> **WORK INSTRUCTIONS**
Restate all the material verbatim, except for the pictures.

> **MATERIAL PROVIDED**
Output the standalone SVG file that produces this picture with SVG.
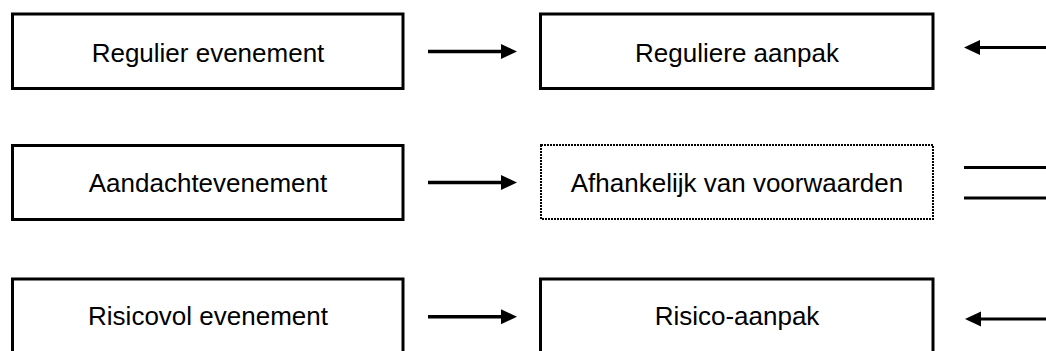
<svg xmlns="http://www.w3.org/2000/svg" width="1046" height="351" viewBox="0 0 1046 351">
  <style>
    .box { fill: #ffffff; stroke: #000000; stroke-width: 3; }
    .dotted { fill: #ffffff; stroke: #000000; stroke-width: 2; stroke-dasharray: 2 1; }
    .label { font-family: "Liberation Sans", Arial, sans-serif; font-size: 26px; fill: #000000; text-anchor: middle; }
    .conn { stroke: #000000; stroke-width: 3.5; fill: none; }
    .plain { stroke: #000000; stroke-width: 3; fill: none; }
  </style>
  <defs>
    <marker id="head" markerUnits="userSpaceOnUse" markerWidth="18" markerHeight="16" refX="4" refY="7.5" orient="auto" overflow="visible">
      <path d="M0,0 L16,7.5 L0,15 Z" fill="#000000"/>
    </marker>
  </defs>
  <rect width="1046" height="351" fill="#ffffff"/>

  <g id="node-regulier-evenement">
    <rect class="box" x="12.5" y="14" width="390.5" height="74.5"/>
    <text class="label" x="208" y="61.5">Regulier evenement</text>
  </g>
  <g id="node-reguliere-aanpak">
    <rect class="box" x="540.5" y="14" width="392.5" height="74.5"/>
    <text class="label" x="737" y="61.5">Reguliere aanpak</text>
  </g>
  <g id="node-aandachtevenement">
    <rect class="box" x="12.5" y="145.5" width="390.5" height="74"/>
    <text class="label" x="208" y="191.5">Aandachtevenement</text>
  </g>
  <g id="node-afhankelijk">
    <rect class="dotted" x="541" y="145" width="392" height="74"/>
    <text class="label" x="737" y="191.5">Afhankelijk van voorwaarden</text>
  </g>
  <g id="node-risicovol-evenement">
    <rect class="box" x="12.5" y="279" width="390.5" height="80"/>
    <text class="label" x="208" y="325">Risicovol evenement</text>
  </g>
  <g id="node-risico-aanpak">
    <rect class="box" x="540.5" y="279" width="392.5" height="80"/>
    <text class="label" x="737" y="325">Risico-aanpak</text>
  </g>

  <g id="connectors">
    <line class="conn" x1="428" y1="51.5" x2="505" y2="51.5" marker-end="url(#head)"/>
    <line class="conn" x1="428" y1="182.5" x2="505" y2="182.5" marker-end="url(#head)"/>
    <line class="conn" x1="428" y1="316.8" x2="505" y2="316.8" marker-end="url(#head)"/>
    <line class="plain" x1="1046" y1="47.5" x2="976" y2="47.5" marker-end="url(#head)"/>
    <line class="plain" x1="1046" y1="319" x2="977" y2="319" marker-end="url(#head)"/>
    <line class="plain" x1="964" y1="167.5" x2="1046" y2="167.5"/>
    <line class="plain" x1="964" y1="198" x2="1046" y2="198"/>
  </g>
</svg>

> **THE SOLUTION**
Output the standalone SVG file that produces this picture with SVG.
<svg xmlns="http://www.w3.org/2000/svg" width="1046" height="351" viewBox="0 0 1046 351">
  <style>
    .box { fill: #ffffff; stroke: #000000; stroke-width: 3; }
    .dotted { fill: #ffffff; stroke: #000000; stroke-width: 2; stroke-dasharray: 2 1; }
    .label { font-family: "Liberation Sans", Arial, sans-serif; font-size: 26px; fill: #000000; text-anchor: middle; }
    .conn { stroke: #000000; stroke-width: 3.5; fill: none; }
    .plain { stroke: #000000; stroke-width: 3; fill: none; }
  </style>
  <defs>
    <marker id="head" markerUnits="userSpaceOnUse" markerWidth="18" markerHeight="16" refX="4" refY="7.5" orient="auto" overflow="visible">
      <path d="M0,0 L16,7.5 L0,15 Z" fill="#000000"/>
    </marker>
  </defs>
  <rect width="1046" height="351" fill="#ffffff"/>

  <g id="node-regulier-evenement">
    <rect class="box" x="12.5" y="14" width="390.5" height="74.5"/>
    <text class="label" x="208" y="61.5">Regulier evenement</text>
  </g>
  <g id="node-reguliere-aanpak">
    <rect class="box" x="540.5" y="14" width="392.5" height="74.5"/>
    <text class="label" x="737" y="61.5">Reguliere aanpak</text>
  </g>
  <g id="node-aandachtevenement">
    <rect class="box" x="12.5" y="145.5" width="390.5" height="74"/>
    <text class="label" x="208" y="191.5">Aandachtevenement</text>
  </g>
  <g id="node-afhankelijk">
    <rect class="dotted" x="541" y="145" width="392" height="74"/>
    <text class="label" x="737" y="191.5">Afhankelijk van voorwaarden</text>
  </g>
  <g id="node-risicovol-evenement">
    <rect class="box" x="12.5" y="279" width="390.5" height="80"/>
    <text class="label" x="208" y="325">Risicovol evenement</text>
  </g>
  <g id="node-risico-aanpak">
    <rect class="box" x="540.5" y="279" width="392.5" height="80"/>
    <text class="label" x="737" y="325">Risico-aanpak</text>
  </g>

  <g id="connectors">
    <line class="conn" x1="428" y1="51.5" x2="505" y2="51.5" marker-end="url(#head)"/>
    <line class="conn" x1="428" y1="182.5" x2="505" y2="182.5" marker-end="url(#head)"/>
    <line class="conn" x1="428" y1="316.8" x2="505" y2="316.8" marker-end="url(#head)"/>
    <line class="plain" x1="1046" y1="47.5" x2="976" y2="47.5" marker-end="url(#head)"/>
    <line class="plain" x1="1046" y1="319" x2="977" y2="319" marker-end="url(#head)"/>
    <line class="plain" x1="964" y1="167.5" x2="1046" y2="167.5"/>
    <line class="plain" x1="964" y1="198" x2="1046" y2="198"/>
  </g>
</svg>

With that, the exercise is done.